To become exceptional at your position, you must overcome those challenges and make them your strength.

Let’s start with some discussion of what advantages you can get as a libero:

  1. You can improve your defensive skills, especially in digging and passing. This specialization can make you an integral part of the team.
  2. Playing in this position requires an understanding of the game’s mechanics. This level of knowledge helps in developing quick decision-making.
  3. Unlike other positions on the team, you can substitute in and out without limitations, leading to more time on the court.
  4. Since you don’t participate in the row-front attacks as a libero, you face less physical strain than other positions. It is beneficial for longevity in the sport.
  5. A significant advantage of this position is the ability to see and communicate which spots are empty on the opponent’s side of the net. This helps you guide your hitters effectively and prepare them for the opponent’s next moves.
Setter in action after receiving the ball from libero

Like every volleyball position, there are also specific challenges and cons to the libero position.

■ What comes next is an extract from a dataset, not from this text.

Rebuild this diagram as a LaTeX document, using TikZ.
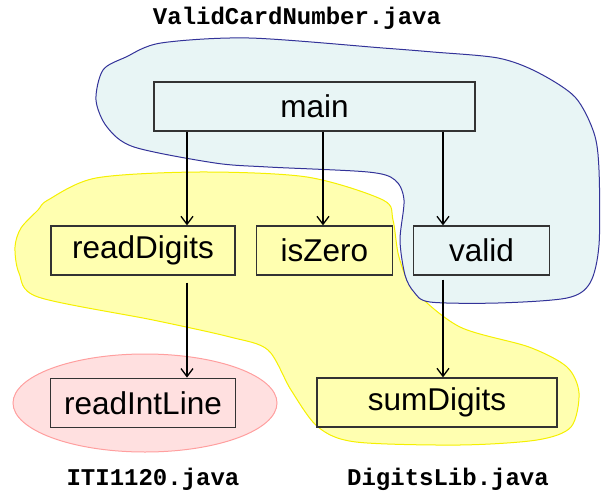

Let me discuss a few of them that you can face as a libero:

  1. You might find this position restrictive if you’re passionate about attacking or blocking at the net. This role doesn’t include these aspects, which is limiting to players who enjoy a more offensive play style.
  2. The libero is central to the team’s defensive strategy, especially in crucial moments. This responsibility means dealing with significant pressure, as your actions can greatly influence the game’s outcome.
  3. In most professional leagues, liberos can’t serve. If serving is one of your strengths, this limitation could be a drawback, as you won’t be able to utilize this skill in official matches.
  4. Playing as a libero requires mental resilience. Even minor mistakes can shift the momentum to the opponent’s favor, so maintaining focus and overcoming errors is crucial for success in this role.
  5. While liberos don’t block or spike at the net, they work hard in the back of the court. They often dive and move quickly from side to side, which can be tiring, sometimes even more than other roles.